- **EXERCISE OBJECTIVE**: Your output must be the lines below from the line containing "Give me the matplotlib source for this chart." to the line containing "plt.rcParams['mathtext.default'] = 'it'", both lines included, reproduced exactly and without pictures.

- **TASK MATERIAL**:
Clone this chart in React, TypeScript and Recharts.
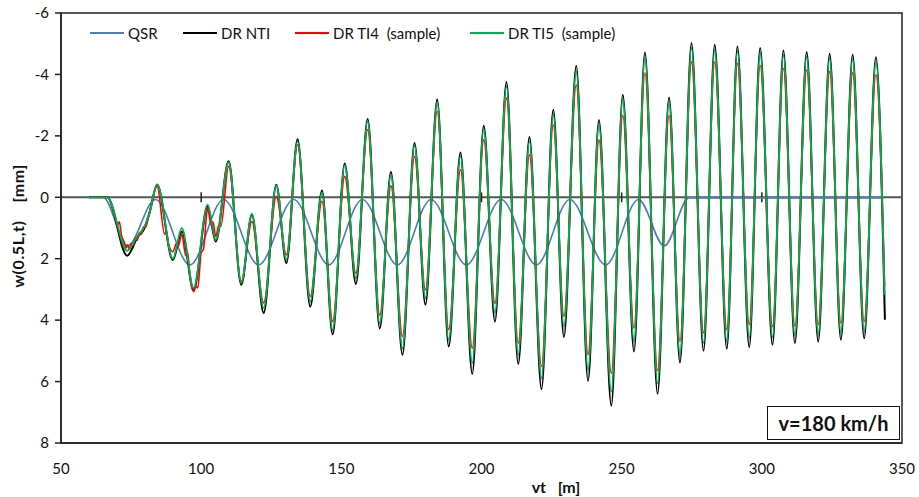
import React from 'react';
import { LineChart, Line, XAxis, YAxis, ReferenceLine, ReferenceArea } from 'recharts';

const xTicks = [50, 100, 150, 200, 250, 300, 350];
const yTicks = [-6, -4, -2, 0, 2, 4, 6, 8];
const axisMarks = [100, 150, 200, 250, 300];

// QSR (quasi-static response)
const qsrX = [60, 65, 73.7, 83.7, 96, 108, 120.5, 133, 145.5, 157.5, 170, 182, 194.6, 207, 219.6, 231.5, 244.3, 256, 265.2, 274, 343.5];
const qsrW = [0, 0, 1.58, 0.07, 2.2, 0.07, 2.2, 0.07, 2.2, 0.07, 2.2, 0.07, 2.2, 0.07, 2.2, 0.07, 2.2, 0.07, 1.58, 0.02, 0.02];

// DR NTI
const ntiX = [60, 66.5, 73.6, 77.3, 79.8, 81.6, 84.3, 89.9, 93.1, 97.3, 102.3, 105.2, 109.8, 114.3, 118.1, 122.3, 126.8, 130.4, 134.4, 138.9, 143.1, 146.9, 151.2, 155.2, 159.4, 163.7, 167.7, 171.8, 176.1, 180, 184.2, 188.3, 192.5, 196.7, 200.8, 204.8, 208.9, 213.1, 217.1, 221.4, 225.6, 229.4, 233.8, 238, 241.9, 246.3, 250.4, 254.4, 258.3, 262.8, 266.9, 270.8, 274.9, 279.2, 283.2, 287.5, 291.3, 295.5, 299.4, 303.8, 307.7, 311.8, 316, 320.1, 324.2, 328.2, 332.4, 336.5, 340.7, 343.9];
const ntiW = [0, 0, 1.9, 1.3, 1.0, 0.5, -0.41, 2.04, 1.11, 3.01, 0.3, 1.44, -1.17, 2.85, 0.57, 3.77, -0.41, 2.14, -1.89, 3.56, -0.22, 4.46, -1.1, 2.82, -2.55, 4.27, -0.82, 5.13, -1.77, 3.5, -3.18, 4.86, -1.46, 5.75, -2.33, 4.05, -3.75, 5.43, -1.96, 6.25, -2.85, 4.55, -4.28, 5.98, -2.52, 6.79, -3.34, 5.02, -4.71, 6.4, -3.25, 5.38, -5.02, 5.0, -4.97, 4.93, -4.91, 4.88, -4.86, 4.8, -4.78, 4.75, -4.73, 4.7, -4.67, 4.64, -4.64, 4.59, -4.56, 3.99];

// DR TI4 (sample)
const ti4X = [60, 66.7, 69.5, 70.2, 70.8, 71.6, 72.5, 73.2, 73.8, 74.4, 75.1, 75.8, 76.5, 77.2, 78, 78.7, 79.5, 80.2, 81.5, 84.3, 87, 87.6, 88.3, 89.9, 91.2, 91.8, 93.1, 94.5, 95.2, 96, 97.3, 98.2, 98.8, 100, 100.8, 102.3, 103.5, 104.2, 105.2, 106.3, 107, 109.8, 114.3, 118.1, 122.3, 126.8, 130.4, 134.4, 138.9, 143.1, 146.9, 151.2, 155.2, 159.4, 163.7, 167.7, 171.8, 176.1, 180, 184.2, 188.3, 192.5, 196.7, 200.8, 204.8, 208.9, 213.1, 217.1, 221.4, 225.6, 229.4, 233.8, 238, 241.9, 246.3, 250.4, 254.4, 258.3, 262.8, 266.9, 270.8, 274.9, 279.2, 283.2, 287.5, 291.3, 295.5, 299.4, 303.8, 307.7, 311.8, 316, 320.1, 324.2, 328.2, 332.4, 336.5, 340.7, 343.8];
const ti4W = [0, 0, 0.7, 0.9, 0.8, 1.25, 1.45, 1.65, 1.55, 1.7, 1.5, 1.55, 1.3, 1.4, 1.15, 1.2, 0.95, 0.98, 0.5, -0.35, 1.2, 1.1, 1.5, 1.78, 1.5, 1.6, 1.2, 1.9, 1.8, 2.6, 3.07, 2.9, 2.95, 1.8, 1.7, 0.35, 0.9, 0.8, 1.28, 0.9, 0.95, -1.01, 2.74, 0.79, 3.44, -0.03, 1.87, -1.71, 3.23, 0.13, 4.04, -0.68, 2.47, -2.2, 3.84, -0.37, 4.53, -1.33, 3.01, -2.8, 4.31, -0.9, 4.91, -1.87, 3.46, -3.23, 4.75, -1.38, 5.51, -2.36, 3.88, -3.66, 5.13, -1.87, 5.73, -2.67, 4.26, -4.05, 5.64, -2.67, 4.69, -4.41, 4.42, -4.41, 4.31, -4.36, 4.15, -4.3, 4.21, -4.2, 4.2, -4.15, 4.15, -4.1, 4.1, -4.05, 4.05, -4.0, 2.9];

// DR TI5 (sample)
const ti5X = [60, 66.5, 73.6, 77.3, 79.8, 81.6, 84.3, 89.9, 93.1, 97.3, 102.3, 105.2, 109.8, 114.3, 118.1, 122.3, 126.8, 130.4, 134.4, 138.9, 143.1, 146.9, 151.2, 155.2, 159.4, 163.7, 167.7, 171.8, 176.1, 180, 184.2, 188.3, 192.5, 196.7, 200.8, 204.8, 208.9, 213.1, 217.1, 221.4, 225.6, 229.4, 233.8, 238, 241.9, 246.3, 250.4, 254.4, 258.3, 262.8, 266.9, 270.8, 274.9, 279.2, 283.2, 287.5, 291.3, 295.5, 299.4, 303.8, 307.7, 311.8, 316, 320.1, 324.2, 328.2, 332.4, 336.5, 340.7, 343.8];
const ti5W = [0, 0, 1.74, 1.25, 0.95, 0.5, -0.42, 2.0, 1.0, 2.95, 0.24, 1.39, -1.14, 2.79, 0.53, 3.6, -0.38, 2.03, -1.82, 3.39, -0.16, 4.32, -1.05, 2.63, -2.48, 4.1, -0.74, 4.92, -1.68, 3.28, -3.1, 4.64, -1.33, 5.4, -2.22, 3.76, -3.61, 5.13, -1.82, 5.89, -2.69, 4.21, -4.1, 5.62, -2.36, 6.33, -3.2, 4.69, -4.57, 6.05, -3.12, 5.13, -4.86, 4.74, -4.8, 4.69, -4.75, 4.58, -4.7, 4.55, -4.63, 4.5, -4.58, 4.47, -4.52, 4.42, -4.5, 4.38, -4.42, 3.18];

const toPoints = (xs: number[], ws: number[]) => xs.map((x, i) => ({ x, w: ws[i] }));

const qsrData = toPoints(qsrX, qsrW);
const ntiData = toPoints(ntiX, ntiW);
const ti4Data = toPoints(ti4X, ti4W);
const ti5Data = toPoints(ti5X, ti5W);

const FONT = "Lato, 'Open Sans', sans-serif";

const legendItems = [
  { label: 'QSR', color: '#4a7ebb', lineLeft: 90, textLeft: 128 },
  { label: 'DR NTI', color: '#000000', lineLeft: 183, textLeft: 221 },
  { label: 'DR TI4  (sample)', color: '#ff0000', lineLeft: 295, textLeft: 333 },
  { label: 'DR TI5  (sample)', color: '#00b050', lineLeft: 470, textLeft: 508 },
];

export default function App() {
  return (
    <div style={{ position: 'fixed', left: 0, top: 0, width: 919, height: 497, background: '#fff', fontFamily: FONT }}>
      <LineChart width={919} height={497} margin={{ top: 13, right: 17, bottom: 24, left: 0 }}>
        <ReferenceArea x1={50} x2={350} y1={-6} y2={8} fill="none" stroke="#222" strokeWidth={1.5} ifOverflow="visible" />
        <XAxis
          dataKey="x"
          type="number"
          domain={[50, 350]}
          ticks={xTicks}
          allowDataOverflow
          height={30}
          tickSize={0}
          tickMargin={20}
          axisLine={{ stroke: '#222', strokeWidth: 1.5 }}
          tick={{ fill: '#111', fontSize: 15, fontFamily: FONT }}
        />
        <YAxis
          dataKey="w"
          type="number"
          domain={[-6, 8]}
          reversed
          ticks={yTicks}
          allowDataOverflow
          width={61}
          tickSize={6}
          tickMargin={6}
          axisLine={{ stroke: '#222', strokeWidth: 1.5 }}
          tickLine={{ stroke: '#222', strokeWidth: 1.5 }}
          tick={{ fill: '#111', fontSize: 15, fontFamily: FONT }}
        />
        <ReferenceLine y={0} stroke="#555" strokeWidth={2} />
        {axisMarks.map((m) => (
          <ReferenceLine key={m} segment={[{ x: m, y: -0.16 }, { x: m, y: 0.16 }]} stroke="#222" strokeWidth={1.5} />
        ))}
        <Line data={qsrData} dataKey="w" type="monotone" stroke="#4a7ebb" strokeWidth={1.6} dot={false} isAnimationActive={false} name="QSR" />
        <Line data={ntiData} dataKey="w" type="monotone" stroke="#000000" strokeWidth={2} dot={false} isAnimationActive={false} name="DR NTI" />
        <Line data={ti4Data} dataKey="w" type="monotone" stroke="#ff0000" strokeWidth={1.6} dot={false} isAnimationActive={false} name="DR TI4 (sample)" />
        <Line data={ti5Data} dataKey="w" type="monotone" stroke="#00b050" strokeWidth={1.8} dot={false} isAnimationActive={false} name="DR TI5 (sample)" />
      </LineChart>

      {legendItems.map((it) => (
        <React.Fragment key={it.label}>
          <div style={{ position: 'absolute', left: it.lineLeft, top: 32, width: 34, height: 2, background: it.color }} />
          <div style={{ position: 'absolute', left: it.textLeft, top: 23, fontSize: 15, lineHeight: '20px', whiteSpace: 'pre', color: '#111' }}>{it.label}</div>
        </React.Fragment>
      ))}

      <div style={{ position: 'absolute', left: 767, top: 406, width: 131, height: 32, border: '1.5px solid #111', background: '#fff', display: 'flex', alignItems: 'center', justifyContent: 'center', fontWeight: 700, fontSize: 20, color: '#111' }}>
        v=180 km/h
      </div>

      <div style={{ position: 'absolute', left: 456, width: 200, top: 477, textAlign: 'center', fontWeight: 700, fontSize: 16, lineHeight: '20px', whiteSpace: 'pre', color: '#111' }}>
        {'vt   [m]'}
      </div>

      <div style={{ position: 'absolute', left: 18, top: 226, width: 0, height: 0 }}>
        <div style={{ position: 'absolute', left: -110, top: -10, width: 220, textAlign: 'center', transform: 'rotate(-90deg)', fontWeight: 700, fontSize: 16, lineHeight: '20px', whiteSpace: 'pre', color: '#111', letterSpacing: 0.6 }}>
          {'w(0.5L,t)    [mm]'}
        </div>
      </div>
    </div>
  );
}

...

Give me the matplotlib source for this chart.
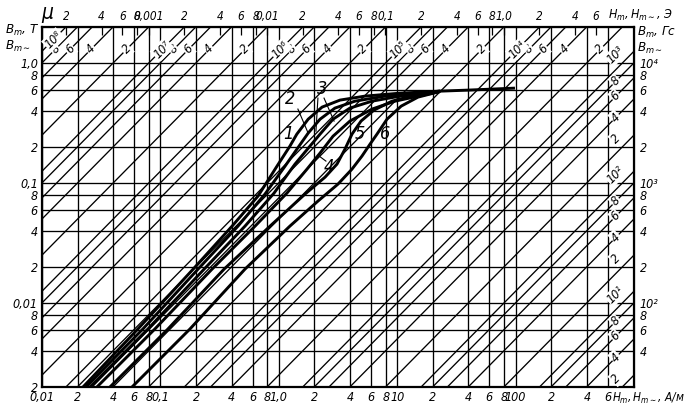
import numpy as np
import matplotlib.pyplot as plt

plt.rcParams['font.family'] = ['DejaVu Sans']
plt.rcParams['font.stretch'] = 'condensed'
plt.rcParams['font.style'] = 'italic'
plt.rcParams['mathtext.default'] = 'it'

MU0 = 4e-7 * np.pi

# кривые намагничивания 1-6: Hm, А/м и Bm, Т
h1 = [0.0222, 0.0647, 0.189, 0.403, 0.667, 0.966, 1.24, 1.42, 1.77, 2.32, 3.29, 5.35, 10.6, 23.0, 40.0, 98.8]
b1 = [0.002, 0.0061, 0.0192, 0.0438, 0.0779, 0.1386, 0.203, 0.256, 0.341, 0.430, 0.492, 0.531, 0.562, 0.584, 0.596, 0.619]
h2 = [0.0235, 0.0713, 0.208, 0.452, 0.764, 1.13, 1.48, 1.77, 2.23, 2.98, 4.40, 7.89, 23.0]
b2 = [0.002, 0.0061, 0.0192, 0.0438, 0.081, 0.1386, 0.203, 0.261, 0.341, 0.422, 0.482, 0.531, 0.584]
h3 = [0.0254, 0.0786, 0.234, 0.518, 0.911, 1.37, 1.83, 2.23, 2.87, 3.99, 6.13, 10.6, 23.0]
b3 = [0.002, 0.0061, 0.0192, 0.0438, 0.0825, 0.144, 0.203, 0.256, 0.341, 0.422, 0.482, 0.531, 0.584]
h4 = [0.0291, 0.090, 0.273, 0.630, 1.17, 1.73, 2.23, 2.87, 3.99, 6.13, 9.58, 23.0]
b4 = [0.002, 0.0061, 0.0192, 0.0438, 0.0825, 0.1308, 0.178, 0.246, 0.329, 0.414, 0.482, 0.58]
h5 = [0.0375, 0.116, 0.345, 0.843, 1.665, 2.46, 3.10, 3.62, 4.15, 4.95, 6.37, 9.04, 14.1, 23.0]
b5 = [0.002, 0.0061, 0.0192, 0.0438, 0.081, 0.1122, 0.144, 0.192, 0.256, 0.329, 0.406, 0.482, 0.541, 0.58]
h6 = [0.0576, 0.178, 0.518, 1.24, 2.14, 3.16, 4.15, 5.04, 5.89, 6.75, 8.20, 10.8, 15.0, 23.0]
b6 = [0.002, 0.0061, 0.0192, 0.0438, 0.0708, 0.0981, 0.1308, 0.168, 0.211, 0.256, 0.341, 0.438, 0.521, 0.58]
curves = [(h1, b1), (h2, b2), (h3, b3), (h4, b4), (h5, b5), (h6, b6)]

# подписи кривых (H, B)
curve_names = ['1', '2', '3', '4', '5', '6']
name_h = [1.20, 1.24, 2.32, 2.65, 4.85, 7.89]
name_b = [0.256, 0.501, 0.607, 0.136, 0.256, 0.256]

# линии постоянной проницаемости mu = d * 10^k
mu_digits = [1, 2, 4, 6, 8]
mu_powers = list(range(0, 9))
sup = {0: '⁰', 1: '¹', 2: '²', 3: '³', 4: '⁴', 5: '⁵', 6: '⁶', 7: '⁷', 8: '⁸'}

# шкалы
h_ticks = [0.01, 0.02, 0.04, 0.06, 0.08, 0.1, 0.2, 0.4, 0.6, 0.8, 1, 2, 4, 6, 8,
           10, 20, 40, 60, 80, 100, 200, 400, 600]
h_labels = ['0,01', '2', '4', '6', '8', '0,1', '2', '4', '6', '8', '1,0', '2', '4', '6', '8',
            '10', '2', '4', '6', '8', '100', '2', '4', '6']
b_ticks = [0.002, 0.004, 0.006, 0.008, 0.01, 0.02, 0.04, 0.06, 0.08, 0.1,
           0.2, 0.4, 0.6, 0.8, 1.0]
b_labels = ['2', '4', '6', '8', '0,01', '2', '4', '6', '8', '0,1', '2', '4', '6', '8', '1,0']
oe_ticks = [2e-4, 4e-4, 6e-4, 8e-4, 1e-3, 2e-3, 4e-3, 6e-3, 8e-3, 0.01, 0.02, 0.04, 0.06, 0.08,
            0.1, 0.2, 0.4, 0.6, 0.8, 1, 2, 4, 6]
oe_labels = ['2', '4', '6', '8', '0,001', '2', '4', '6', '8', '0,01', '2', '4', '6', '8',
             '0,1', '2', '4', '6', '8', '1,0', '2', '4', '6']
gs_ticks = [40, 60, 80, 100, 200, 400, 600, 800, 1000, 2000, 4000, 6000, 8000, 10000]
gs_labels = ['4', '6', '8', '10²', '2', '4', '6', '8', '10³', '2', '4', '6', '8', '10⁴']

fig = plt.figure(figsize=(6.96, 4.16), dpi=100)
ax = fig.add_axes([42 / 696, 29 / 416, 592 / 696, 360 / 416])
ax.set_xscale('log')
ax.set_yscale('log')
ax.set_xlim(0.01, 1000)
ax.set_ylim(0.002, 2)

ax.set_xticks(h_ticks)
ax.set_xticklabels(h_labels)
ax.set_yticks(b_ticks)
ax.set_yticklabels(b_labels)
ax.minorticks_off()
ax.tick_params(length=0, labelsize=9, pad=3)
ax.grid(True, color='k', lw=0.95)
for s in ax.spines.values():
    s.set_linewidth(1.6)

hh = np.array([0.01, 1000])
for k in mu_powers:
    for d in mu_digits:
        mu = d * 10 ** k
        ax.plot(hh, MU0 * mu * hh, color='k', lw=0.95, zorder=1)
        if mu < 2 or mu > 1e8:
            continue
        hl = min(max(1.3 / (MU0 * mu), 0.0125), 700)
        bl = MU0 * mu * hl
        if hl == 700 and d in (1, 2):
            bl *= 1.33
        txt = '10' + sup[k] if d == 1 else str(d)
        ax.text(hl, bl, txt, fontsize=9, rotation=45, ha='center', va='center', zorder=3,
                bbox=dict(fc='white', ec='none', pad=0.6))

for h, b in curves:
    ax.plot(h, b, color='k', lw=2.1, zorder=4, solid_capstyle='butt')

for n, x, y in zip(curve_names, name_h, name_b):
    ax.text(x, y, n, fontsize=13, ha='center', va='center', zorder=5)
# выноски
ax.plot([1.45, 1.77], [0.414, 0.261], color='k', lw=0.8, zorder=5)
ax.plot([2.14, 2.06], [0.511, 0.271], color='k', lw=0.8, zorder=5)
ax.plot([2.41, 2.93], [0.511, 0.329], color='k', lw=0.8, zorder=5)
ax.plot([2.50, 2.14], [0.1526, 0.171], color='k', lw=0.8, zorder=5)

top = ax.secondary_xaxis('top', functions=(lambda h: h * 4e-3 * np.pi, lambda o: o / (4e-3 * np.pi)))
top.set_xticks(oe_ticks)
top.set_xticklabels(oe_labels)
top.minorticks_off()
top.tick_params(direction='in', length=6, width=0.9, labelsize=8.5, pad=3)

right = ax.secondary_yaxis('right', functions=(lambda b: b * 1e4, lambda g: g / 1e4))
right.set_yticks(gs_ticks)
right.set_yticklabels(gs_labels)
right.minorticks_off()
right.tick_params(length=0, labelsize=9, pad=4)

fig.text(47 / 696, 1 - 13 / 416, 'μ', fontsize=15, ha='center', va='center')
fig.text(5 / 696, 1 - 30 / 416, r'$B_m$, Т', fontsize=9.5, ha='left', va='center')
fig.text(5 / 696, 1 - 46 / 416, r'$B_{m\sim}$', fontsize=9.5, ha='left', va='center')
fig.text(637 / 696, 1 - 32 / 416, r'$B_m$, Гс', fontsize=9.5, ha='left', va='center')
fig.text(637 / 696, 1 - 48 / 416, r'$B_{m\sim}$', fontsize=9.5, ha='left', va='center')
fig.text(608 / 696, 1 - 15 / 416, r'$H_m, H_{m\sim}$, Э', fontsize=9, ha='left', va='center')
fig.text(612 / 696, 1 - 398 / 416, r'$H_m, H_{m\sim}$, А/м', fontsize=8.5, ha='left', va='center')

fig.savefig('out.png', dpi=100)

---

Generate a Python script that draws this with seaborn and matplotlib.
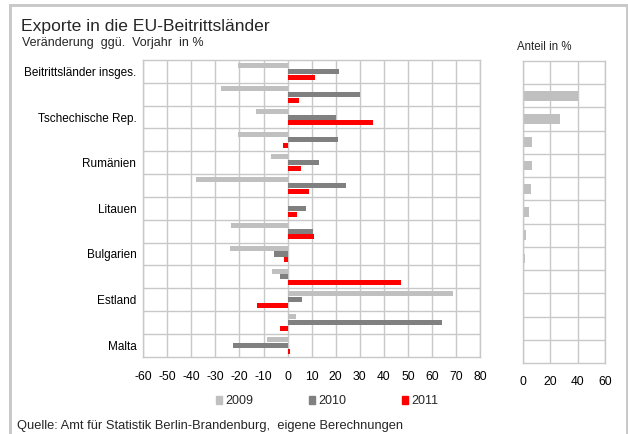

- **RESPONSE TO THIS TASK**:
Give me the matplotlib source for this chart.
import numpy as np
import matplotlib.pyplot as plt

plt.rcParams['font.family'] = ['DejaVu Sans']
plt.rcParams['font.stretch'] = 'condensed'
plt.rcParams['font.style'] = 'italic'
plt.rcParams['mathtext.default'] = 'it'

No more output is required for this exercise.